Every LLM request and response is logged with full context: agent identity, timestamps, token counts, cost, policy evaluation results, and the complete request/response payloads. Sessions can be replayed for debugging, auditing, and incident investigation. PII redaction is available for sensitive workloads.

Approval queue

Govyn can require human approval before forwarding specific requests. You define approval rules — for example, require approval before sending emails, posting to Slack, or exceeding a token threshold. The request is held in a queue until a human approves or rejects it. Available on Team plans and above.

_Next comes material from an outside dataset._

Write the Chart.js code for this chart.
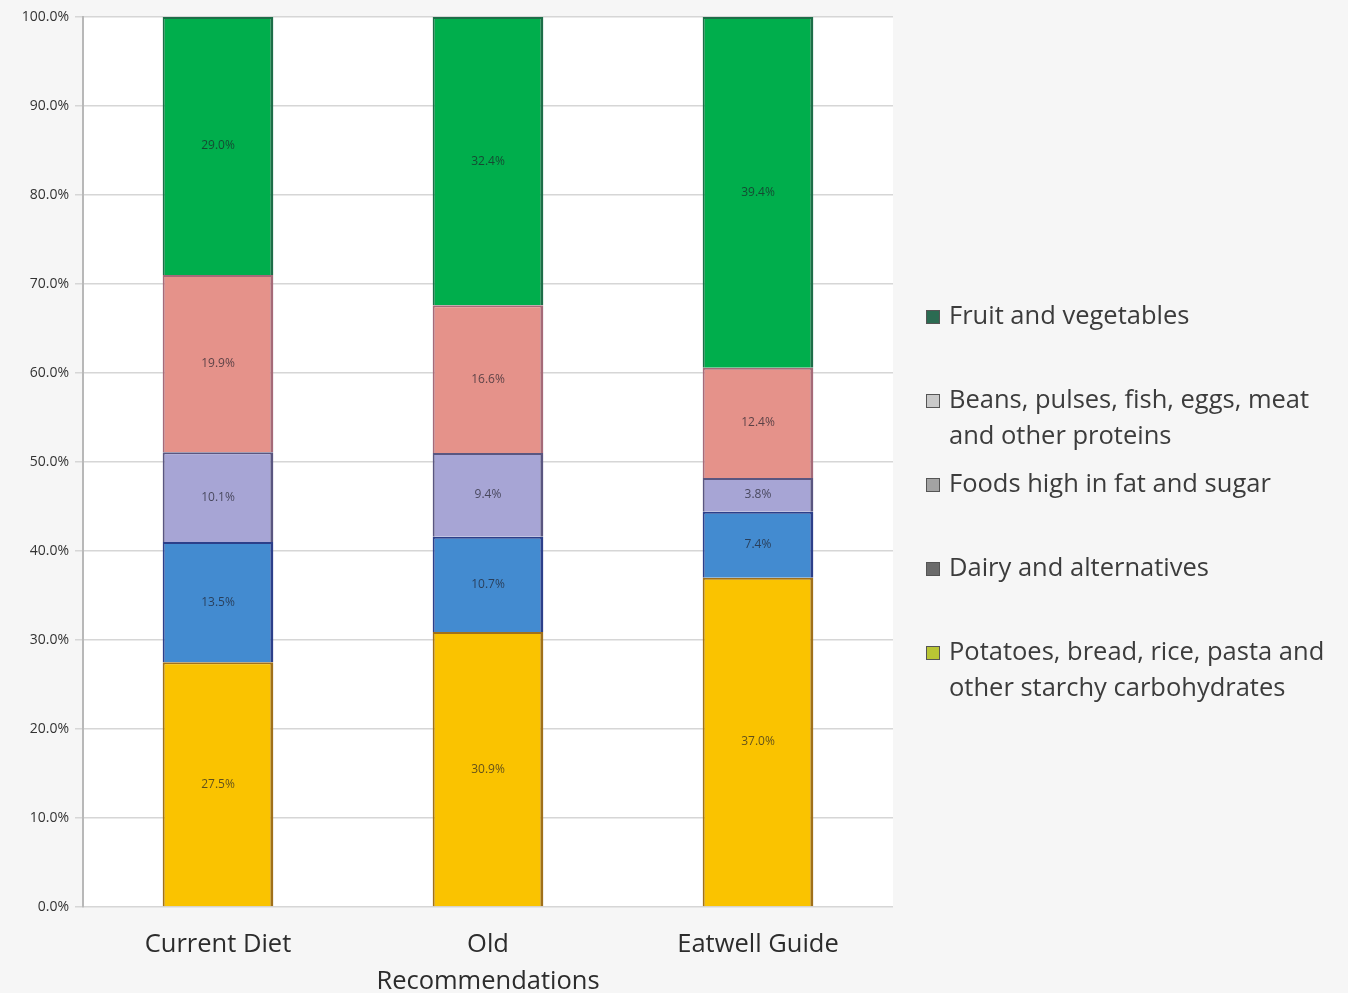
<!DOCTYPE html>
<html>
<head>
<meta charset="utf-8">
<script src="https://cdn.jsdelivr.net/npm/chart.js@4.4.1/dist/chart.umd.min.js"></script>
<style>
  html, body { margin: 0; padding: 0; background: #f6f6f6; }
  #wrap { width: 1348px; height: 993px; position: relative; }
</style>
</head>
<body>
<div id="wrap"><canvas id="c"></canvas></div>
<script>
// Share of the diet by food group (%), stacked bottom to top
const categories = ['Current Diet', ['Old', 'Recommendations'], 'Eatwell Guide'];
const starchyCarbs = [27.5, 30.9, 37.0];
const dairy = [13.5, 10.7, 7.4];
const fatAndSugar = [10.1, 9.4, 3.8];
const proteins = [19.9, 16.6, 12.4];
const fruitVeg = [29.0, 32.4, 39.4];
const yTicks = [0, 10, 20, 30, 40, 50, 60, 70, 80, 90, 100];

const seriesNames = [
  ['Potatoes, bread, rice, pasta and', 'other starchy carbohydrates'],
  ['Dairy and alternatives'],
  ['Foods high in fat and sugar'],
  ['Beans, pulses, fish, eggs, meat', 'and other proteins'],
  ['Fruit and vegetables']
];

const FONT = '"Open Sans", "DejaVu Sans", sans-serif';

function makeSet(name, data, fill, edge, swatch) {
  return {
    label: name.join(' '),
    lines: name,
    swatch: swatch,
    data: data,
    backgroundColor: fill,
    borderColor: edge,
    borderWidth: { left: 2, right: 3, top: 2, bottom: 0 },
    borderSkipped: false,
    categoryPercentage: 1.0,
    barPercentage: 0.41
  };
}

const datasets = [
  makeSet(seriesNames[0], starchyCarbs, '#fac300', '#a0701a', '#b9c534'),
  makeSet(seriesNames[1], dairy, '#438bd0', '#2c3f8a', '#6b6b6b'),
  makeSet(seriesNames[2], fatAndSugar, '#a7a5d5', '#5a5680', '#a3a3a3'),
  makeSet(seriesNames[3], proteins, '#e5928a', '#a56a78', '#c9c9c9'),
  makeSet(seriesNames[4], fruitVeg, '#00ae4c', '#1d6e48', '#2b6b52')
];

// Plot-area fill
const plotBackground = {
  id: 'plotBackground',
  beforeDraw(chart) {
    const { ctx, chartArea: a } = chart;
    ctx.save();
    ctx.fillStyle = '#ffffff';
    ctx.fillRect(a.left, a.top, a.right - a.left, a.bottom - a.top);
    ctx.restore();
  }
};

// Value labels centred in each segment
const segmentLabels = {
  id: 'segmentLabels',
  afterDatasetsDraw(chart) {
    const ctx = chart.ctx;
    ctx.save();
    ctx.font = '12px ' + FONT;
    ctx.textAlign = 'center';
    ctx.textBaseline = 'middle';
    ctx.fillStyle = 'rgba(30,30,40,0.7)';
    chart.data.datasets.forEach((ds, i) => {
      chart.getDatasetMeta(i).data.forEach((bar, j) => {
        const v = ds.data[j];
        ctx.fillText(v.toFixed(1) + '%', bar.x, (bar.y + bar.base) / 2);
      });
    });
    ctx.restore();
  }
};

// Legend at the right, top entry = top segment
const sideLegend = {
  id: 'sideLegend',
  afterDraw(chart) {
    const ctx = chart.ctx;
    const sets = chart.data.datasets.slice().reverse();
    const x0 = 926, textX = 949, startY = 317, step = 84, lineH = 36, box = 14;
    ctx.save();
    ctx.font = '25.5px ' + FONT;
    ctx.textBaseline = 'middle';
    ctx.textAlign = 'left';
    sets.forEach((ds, k) => {
      const y = startY + k * step;
      ctx.fillStyle = ds.swatch;
      ctx.fillRect(x0, y - box / 2, box, box);
      ctx.strokeStyle = '#555';
      ctx.lineWidth = 1;
      ctx.strokeRect(x0 + 0.5, y - box / 2 + 0.5, box - 1, box - 1);
      ctx.fillStyle = '#3c3c3c';
      ds.lines.forEach((t, li) => ctx.fillText(t, textX, y + li * lineH));
    });
    ctx.restore();
  }
};

new Chart(document.getElementById('c'), {
  type: 'bar',
  data: { labels: categories, datasets: datasets },
  options: {
    responsive: true,
    maintainAspectRatio: false,
    animation: false,
    layout: { padding: { top: 17, right: 455, bottom: 0, left: 0 } },
    plugins: {
      legend: { display: false },
      tooltip: { enabled: false }
    },
    scales: {
      x: {
        stacked: true,
        grid: { display: false, drawTicks: false },
        border: { display: false },
        ticks: {
          padding: 19,
          color: '#2c2c2c',
          font: { family: FONT, size: 25.5, lineHeight: 1.45 },
          maxRotation: 0,
          autoSkip: false
        },
        afterFit(scale) { scale.height = 86; }
      },
      y: {
        stacked: true,
        min: 0,
        max: 100,
        afterBuildTicks(scale) { scale.ticks = yTicks.map(v => ({ value: v })); },
        grid: { color: '#d6d6d6', lineWidth: 1.5, tickLength: 8 },
        border: { display: true, color: '#b8b8b8', width: 2 },
        ticks: {
          padding: 6,
          color: '#333333',
          font: { family: FONT, size: 14 },
          callback: v => v.toFixed(1) + '%'
        },
        afterFit(scale) { scale.width = 83; }
      }
    }
  },
  plugins: [plotBackground, segmentLabels, sideLegend]
});
</script>
</body>
</html>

Architecture: proxy vs SDK

AI agent governance can be implemented as an SDK wrapper (inside the agent process) or as a proxy (outside the agent process). The architectures differ in where the enforcement boundary lives, which determines whether governance can be bypassed.

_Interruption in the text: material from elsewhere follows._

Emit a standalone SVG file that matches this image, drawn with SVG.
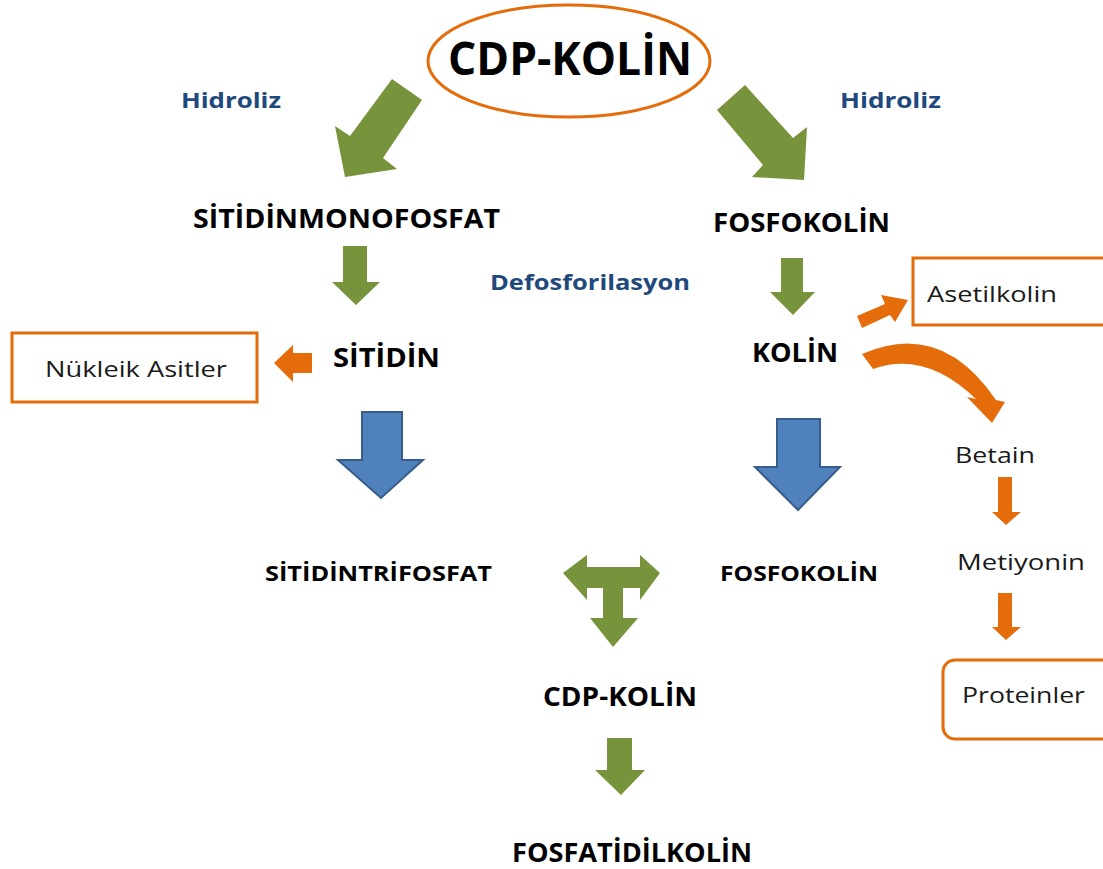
<svg xmlns="http://www.w3.org/2000/svg" width="1103" height="869" viewBox="0 0 1103 869">
<style>
.b{font-family:"Open Sans","Liberation Sans",sans-serif;font-weight:bold;fill:#000}
.h{font-family:"Open Sans","Liberation Sans",sans-serif;font-weight:bold;fill:#1f497d;font-size:22px}
.r{font-family:"Open Sans","Liberation Sans",sans-serif;fill:#1a1a1a;font-size:22px}
.box{fill:#fff;stroke:#e46c0a;stroke-width:3}
.g{fill:#77933c}
.bl{fill:#4f81bd;stroke:#385d8a;stroke-width:2}
.o{fill:#e46c0a}
</style>
<rect width="1103" height="869" fill="#fff"/>
<g id="connectors">
  <polygon class="g" points="345,177 335,126 350,136 392,79 422,100 383,158 397,169"/>
  <polygon class="g" points="745,85 793,138 807,127 804,180 752,177 763,165 717,110"/>
  <polygon class="g" points="343,246 367,246 367,282 380,282 356,305 332,282 343,282"/>
  <polygon class="g" points="781,258 803,258 803,292 815,292 793,315 770,292 781,292"/>
  <polygon class="bl" points="362,412 402,412 402,460 423,460 381,498 338,460 362,460"/>
  <polygon class="bl" points="777,419 820,419 820,467 840,467 798,510 755,467 777,467"/>
  <polygon class="g" points="563,573 587,555 587,567 640,567 640,555 660,573 640,600 640,588 623,588 623,618 638,618 613,647 590,618 603,618 603,588 587,588 587,600"/>
  <polygon class="g" points="607,738 632,738 632,770 645,770 621,795 595,770 607,770"/>
  <polygon class="o" points="274,363 293,345 293,353 312,353 312,373 293,373 293,382"/>
  <polygon class="o" points="857,316 885,304 881,295 908,300 895,322 890,315 862,328"/>
  <path class="o" d="M862,354 Q941,319 996,400 L1005,402 L992,423 L967,397 L976,399 Q925,350 873,369 Z"/>
  <polygon class="o" points="998,477 1012,477 1012,512 1021,512 1006,525 992,512 998,512"/>
  <polygon class="o" points="998,593 1012,593 1012,627 1021,627 1006,640 992,627 998,627"/>
</g>
<g id="cdp-kolin-top">
  <ellipse cx="569" cy="61" rx="141" ry="56" fill="#fff" stroke="#e46c0a" stroke-width="3"/>
  <text class="b" x="448" y="75" font-size="46" textLength="244" lengthAdjust="spacingAndGlyphs">CDP-KOLİN</text>
</g>
<g id="hidroliz-left"><text class="h" x="181" y="108" textLength="100" lengthAdjust="spacingAndGlyphs">Hidroliz</text></g>
<g id="hidroliz-right"><text class="h" x="840" y="108" textLength="101" lengthAdjust="spacingAndGlyphs">Hidroliz</text></g>
<g id="sitidinmonofosfat"><text class="b" x="193" y="228" font-size="26" textLength="307" lengthAdjust="spacingAndGlyphs">SİTİDİNMONOFOSFAT</text></g>
<g id="fosfokolin-1"><text class="b" x="713" y="232" font-size="26" textLength="177" lengthAdjust="spacingAndGlyphs">FOSFOKOLİN</text></g>
<g id="defosforilasyon"><text class="h" x="490" y="290" textLength="200" lengthAdjust="spacingAndGlyphs">Defosforilasyon</text></g>
<g id="asetilkolin">
  <rect class="box" x="913" y="258" width="195" height="67"/>
  <text class="r" x="927" y="302" font-size="24" textLength="130" lengthAdjust="spacingAndGlyphs">Asetilkolin</text>
</g>
<g id="sitidin"><text class="b" x="333" y="367" font-size="26" textLength="107" lengthAdjust="spacingAndGlyphs">SİTİDİN</text></g>
<g id="kolin"><text class="b" x="752" y="362" font-size="26" textLength="86" lengthAdjust="spacingAndGlyphs">KOLİN</text></g>
<g id="nukleik-asitler">
  <rect class="box" x="12" y="333" width="245" height="69"/>
  <text class="r" x="45" y="377" textLength="182" lengthAdjust="spacingAndGlyphs">Nükleik Asitler</text>
</g>
<g id="betain"><text class="r" x="955" y="463" textLength="80" lengthAdjust="spacingAndGlyphs">Betain</text></g>
<g id="sitidintrifosfat"><text class="b" x="265" y="581" font-size="22" textLength="227" lengthAdjust="spacingAndGlyphs">SİTİDİNTRİFOSFAT</text></g>
<g id="fosfokolin-2"><text class="b" x="720" y="581" font-size="22" textLength="158" lengthAdjust="spacingAndGlyphs">FOSFOKOLİN</text></g>
<g id="metiyonin"><text class="r" x="957" y="570" textLength="128" lengthAdjust="spacingAndGlyphs">Metiyonin</text></g>
<g id="cdp-kolin-2"><text class="b" x="543" y="706" font-size="26" textLength="154" lengthAdjust="spacingAndGlyphs">CDP-KOLİN</text></g>
<g id="proteinler">
  <rect class="box" x="943" y="660" width="175" height="79" rx="12"/>
  <text class="r" x="962" y="703" font-size="23" textLength="123" lengthAdjust="spacingAndGlyphs">Proteinler</text>
</g>
<g id="fosfatidilkolin"><text class="b" x="512" y="862" font-size="26" textLength="240" lengthAdjust="spacingAndGlyphs">FOSFATİDİLKOLİN</text></g>
</svg>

Capability SDK wrapper Proxy (Govyn)
Agent holds real API key Yes No
Bypassable via direct HTTP Yes No
Bypassable via subagent Yes No
Language-agnostic No Yes
Requires code changes Yes No
Centralized cost tracking No Yes
Transparent model routing No Yes
Works across frameworks Per-framework All frameworks
Tamper-evident audit logs No Yes

SDK wrappers are appropriate for solo developers, prototypes, and observability-only use cases. Proxies are required for production deployments, team environments, multi-agent systems, and any scenario where enforcement must be guaranteed.


Supported providers

Govyn supports any LLM provider that exposes an HTTP API. Supported providers include:

Adding a new provider requires a single routing rule in the YAML configuration. No code changes, no plugin installation.


Supported frameworks

Govyn works with any agent framework that makes HTTP calls to an LLM provider. No SDK, no library, no code changes required — you change the base URL from the provider to the proxy.

Integration takes under five minutes. Point your agent's base URL at the Govyn proxy. Replace the provider API key with a Govyn proxy token. The agent does not know the difference.


Pricing

Govyn offers four pricing tiers. The open-source core is free forever.

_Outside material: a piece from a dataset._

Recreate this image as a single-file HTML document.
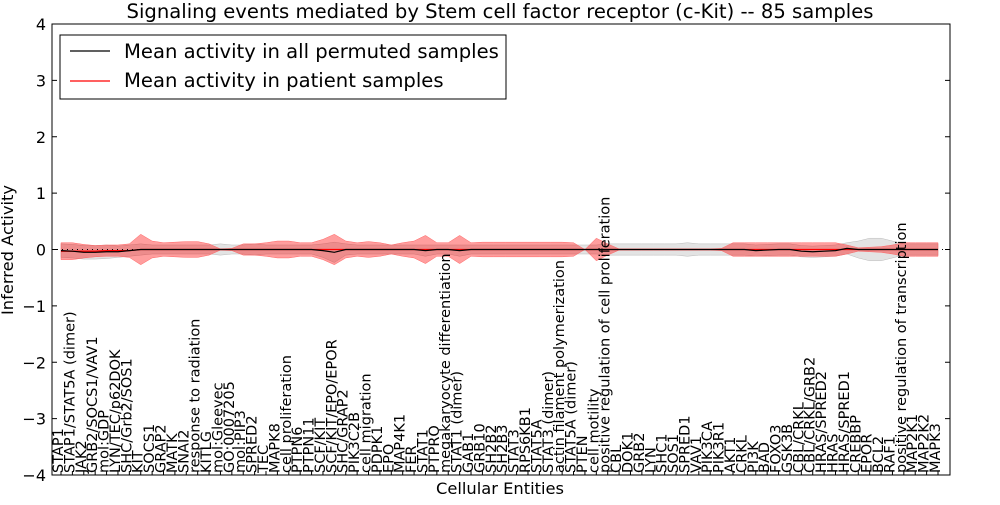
<!DOCTYPE html>
<html><head><meta charset="utf-8"><style>
body{margin:0;background:#fff;}
svg{font-family:"DejaVu Sans","Liberation Sans",sans-serif;}
</style></head><body>
<svg id="chart" width="1000" height="500" xmlns="http://www.w3.org/2000/svg">
<rect x="0" y="0" width="1000" height="500" fill="#fff"/>
<text x="500" y="18" font-size="19.6" text-anchor="middle">Signaling events mediated by Stem cell factor receptor (c-Kit) -- 85 samples</text>
<g id="bands"></g>
<g id="lines"></g>
<rect x="52" y="24" width="898" height="451" fill="none" stroke="#000" stroke-width="1"/>
<g id="yticks"></g>
<g id="xlabels"></g>
<text transform="translate(13,250) rotate(-90)" font-size="16.3" text-anchor="middle">Inferred Activity</text>
<text x="500" y="494" font-size="16.3" text-anchor="middle">Cellular Entities</text>
<g>
<rect x="60" y="35" width="446" height="64" fill="#fff" stroke="#000"/>
<line x1="70" y1="51" x2="110" y2="51" stroke="#000" stroke-width="1.2"/>
<text x="124" y="58" font-size="19.6">Mean activity in all permuted samples</text>
<line x1="70" y1="81" x2="110" y2="81" stroke="#f00" stroke-width="1.2"/>
<text x="124" y="87" font-size="19.6">Mean activity in patient samples</text>
</g>
</svg>
<script>
const categories=["STAP1","STAP1/STAT5A (dimer)","JAK2","GRB2/SOCS1/VAV1","mol:GDP","LYN/TEC/p62DOK","SHC/Grb2/SOS1","KIT","SOCS1","GRAP2","MATK","SNAI2","response to radiation","KITLG","mol:Gleevec","GO:0007205","mol:PIP3","SPRED2","TEC","MAPK8","cell proliferation","PTPN6","PTPN11","SCF/KIT","SCF/KIT/EPO/EPOR","SHC/GRAP2","PIK3C2B","cell migration","PDPK1","EPO","MAP4K1","FER","STAT1","PTPRO","megakaryocyte differentiation","STAT1 (dimer)","GAB1","GRB10","SH2B2","SH2B3","STAT3","RPS6KB1","STAT5A","STAT3 (dimer)","actin filament polymerization","STAT5A (dimer)","PTEN","cell motility","positive regulation of cell proliferation","CBL","DOK1","GRB2","LYN","SHC1","SOS1","SPRED1","VAV1","PIK3CA","PIK3R1","AKT1","CRKL","PI3K","BAD","FOXO3","GSK3B","CBL/CRKL","CBL/CRKL/GRB2","HRAS/SPRED2","HRAS","HRAS/SPRED1","CREBBP","EPOR","BCL2","RAF1","positive regulation of transcription","MAP2K1","MAP2K2","MAPK3"];
const patientMean=[-0.03,-0.03,-0.03,-0.03,-0.02,-0.02,-0.02,0,0,0,0,0,0,0,0,0,0,0,0,0,0,0,0,0,0,0,0,0,0,0,0,0,0,0,0,0,0,0,0,0,0,0,0,0,0,0,0,0,0,0,0,0,0,0,0,0,0,0,0,0,0,0,0,0,0,0,0,0,0,0,0,0,0,0,0,0,0,0];
const patientStd=[0.15,0.15,0.12,0.1,0.1,0.1,0.12,0.27,0.15,0.12,0.13,0.14,0.14,0.1,0.01,0.02,0.1,0.1,0.12,0.15,0.15,0.12,0.12,0.18,0.27,0.15,0.12,0.14,0.12,0.08,0.12,0.15,0.25,0.12,0.12,0.25,0.12,0.13,0.13,0.13,0.13,0.13,0.13,0.13,0.13,0.12,0.0,0.2,0.1,0.01,0.01,0.01,0.01,0.01,0.01,0.01,0.01,0.01,0.02,0.12,0.12,0.12,0.12,0.12,0.12,0.12,0.12,0.12,0.12,0.08,0.03,0.04,0.05,0.08,0.12,0.12,0.12,0.12];
const permMean=[-0.02,-0.03,-0.05,-0.05,-0.04,-0.04,-0.02,0,0,0,0,0,0,0,0,0,0,0,0,0,0,0,0,-0.02,-0.05,0,0,0,0,0,0,0,-0.02,0,0,-0.02,0,0,0,0,0,0,0,0,0,0,0,0,0,0,0,0,0,0,0,0,0,0,0,0,0,-0.02,-0.01,0,0,-0.03,-0.04,-0.03,-0.02,0.02,0,0,0,0,0,0,0,0];
const permStd=[0.12,0.12,0.12,0.12,0.12,0.1,0.1,0.1,0.08,0.08,0.08,0.08,0.08,0.08,0.1,0.08,0.08,0.1,0.08,0.08,0.08,0.08,0.08,0.12,0.18,0.1,0.08,0.08,0.08,0.08,0.08,0.08,0.1,0.08,0.08,0.1,0.08,0.08,0.08,0.08,0.08,0.08,0.08,0.08,0.08,0.08,0.08,0.08,0.1,0.1,0.1,0.1,0.1,0.1,0.1,0.12,0.1,0.1,0.1,0.1,0.1,0.1,0.1,0.1,0.1,0.1,0.1,0.1,0.1,0.1,0.15,0.2,0.2,0.15,0.1,0.1,0.1,0.1];
const yTicks=[4,3,2,1,0,-1,-2,-3,-4];
const NS="http://www.w3.org/2000/svg";
const X0=61,X1=938,T=24,B=475;
function xs(i){return X0+i*(X1-X0)/(categories.length-1);}
function ys(v){return T+(4-v)*(B-T)/8;}
function mk(tag,attrs,parent){const e=document.createElementNS(NS,tag);for(const k in attrs)e.setAttribute(k,attrs[k]);parent.appendChild(e);return e;}
function bandPath(m,s){let up=m.map((v,i)=>xs(i)+","+ys(v+s[i]));let dn=m.map((v,i)=>xs(i)+","+ys(v-s[i])).reverse();return "M"+up.join("L")+"L"+dn.join("L")+"Z";}
const bands=document.getElementById("bands"),lines=document.getElementById("lines");
let g=mk("path",{d:bandPath(permMean,permStd),fill:"#d0d0d0","fill-opacity":"0.6",stroke:"#bbb","stroke-width":"0.5"},bands);


let r=mk("path",{d:bandPath(patientMean,patientStd),fill:"#f00","fill-opacity":"0.38",stroke:"#f66","stroke-width":"0.5"},bands);


let z=mk("line",{x1:52,x2:950,y1:ys(0),y2:ys(0),stroke:"#000","stroke-dasharray":"1,4","stroke-width":"1"},lines);


let rl=mk("polyline",{points:patientMean.map((v,i)=>xs(i)+","+ys(v)).join(" "),fill:"none",stroke:"#f00","stroke-width":"1.3"},lines);


let bl=mk("polyline",{points:permMean.map((v,i)=>xs(i)+","+ys(v)).join(" "),fill:"none",stroke:"#000","stroke-width":"1.2"},lines);


const yt=document.getElementById("yticks");
yTicks.forEach(v=>{
  const y=ys(v);
  mk("line",{x1:52,x2:57,y1:y,y2:y,stroke:"#000"},yt);
  mk("line",{x1:945,x2:950,y1:y,y2:y,stroke:"#000"},yt);
  const t=mk("text",{x:46,y:y+6,"font-size":"16","text-anchor":"end"},yt);
  t.textContent=(v<0?"\u2212"+(-v):String(v));
  
  
});
const xl=document.getElementById("xlabels");
categories.forEach((c,i)=>{
  const x=xs(i);
  mk("line",{x1:x,x2:x,y1:B,y2:B-4,stroke:"#000"},xl);
  const t=mk("text",{transform:"translate("+(x+2)+","+(B-2)+") rotate(-90)","font-size":"14.5"},xl);
  t.textContent=c;
  
  
});
</script>
</body></html>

Plan Price Agents Log retention Key features
Free / Open Source $0 Unlimited 24 hours Basic policies, budget limits, community support
Starter $29/mo 10 7 days Smart model routing, email support
Team $99/mo Unlimited 30 days Session replay, approval queue, RBAC, priority support
Enterprise $299/mo Unlimited Custom SSO, dedicated support, custom integrations

All paid plans include a 14-day free trial. Self-hosted deployment is available on all tiers.


Open source

Govyn's core proxy is open source under the MIT license. The full source code is available on GitHub at github.com/govynai/govyn.

Self-hosting requires zero external dependencies. No database. No Redis. No third-party services. Govyn runs as a single binary or Node.js process with a YAML configuration file. Deploy it on a VM, in a Docker container, on Kubernetes, or on any platform that runs Node.js.

When self-hosted, no data leaves your infrastructure. All API requests, responses, logs, and policy configurations remain on your servers. Govyn has no telemetry, no phone-home, and no external calls.


Getting started

Install and configure Govyn in under five minutes:

  1. Initialize — run npx govyn init to generate a govyn.yaml configuration file.
  2. Configure providers — add your LLM provider API keys to the configuration.
  3. Define policies — set budget limits, rate limits, model restrictions, and other policies in YAML.
  4. Start the proxy — run npx govyn start to launch the proxy on localhost:4000.
  5. Point your agents — change the base URL in your agent configuration from the provider URL to the proxy URL.

Your agents now route through Govyn. Every LLM request is evaluated against your policies, tracked for cost, and logged for replay.